State v. Waterman

Summarized by:

  • Court: Oregon Court of Appeals
  • Area(s) of Law: Criminal Law
  • Date Filed: 05-25-2022
  • Case #: A174309
  • Judge(s)/Court Below: Lagesen, C.J. for the Court; Mooney, P.J.; & Kistler, S.J.
  • Full Text Opinion

Under ORS 164.365(1)(a)(A), a conviction of first-degree criminal mischief requires proof, among other elements, that Defendant "[d]amage[d] ... property of another***[i]n an amount exceeding $1,000[.]"

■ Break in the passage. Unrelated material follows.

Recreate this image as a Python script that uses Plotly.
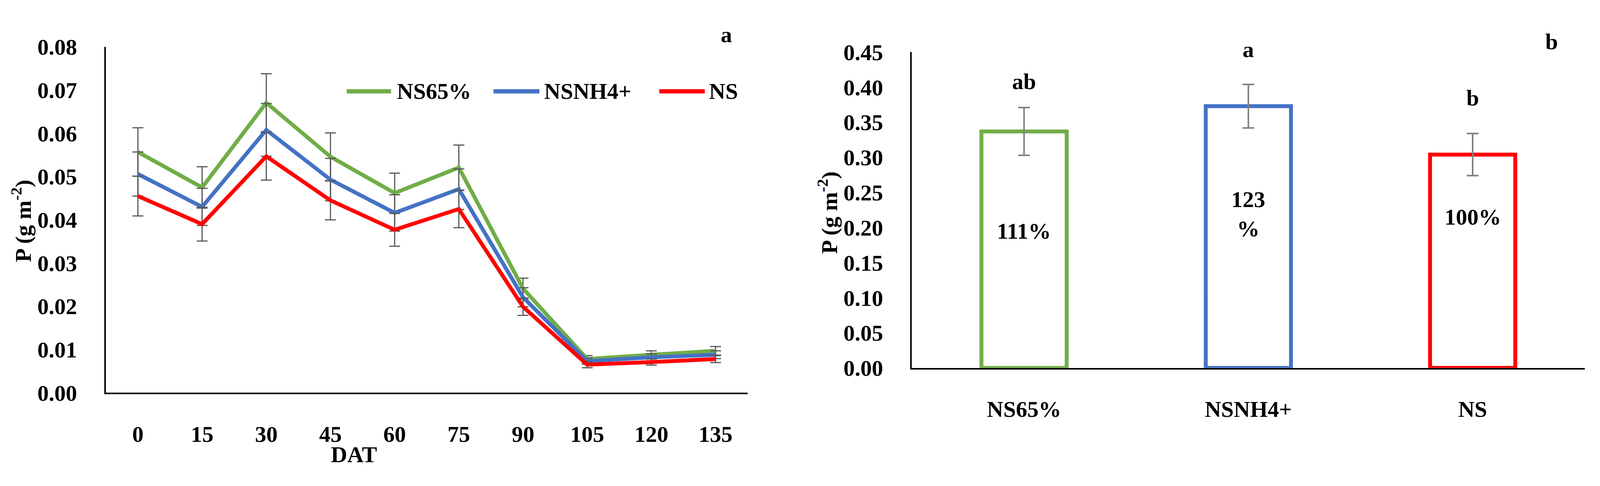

Defendant was part of a group that attacked a car and broke the driver's side window by repeatedly hitting it with a large knife. Defendant appealed a conviction of first-degree criminal mischief.
Defendant argued the trial court erred by failing to instruct the jury that, to convict him of first-degree criminal mischief, it had to find that the damage caused by “Defendant himself” exceeded $1,000. The State admitted that the jury instruction could allow the jury to find Defendant guilty based on damage caused by the group in excess of $1,000. Under ORS 164.365(1)(a)(A), a conviction of criminal mischief in the first degree requires proof, among other elements, that Defendant “[d]amage[d] … property of another ***[i]n an amount exceeding $1,000[.]” The Court found that the trial court erred when it did not instruct the jury that “the individual defendant” caused $1,000 or more damage to the car. The Court concluded the error was not harmless because of the probability that the jury based its determination of Defendant’s guilt on damage that other people had caused rather than damage caused by Defendant alone. Conviction on criminal mischief in the first degree reversed and remanded; remanded for resentencing; otherwise affirmed.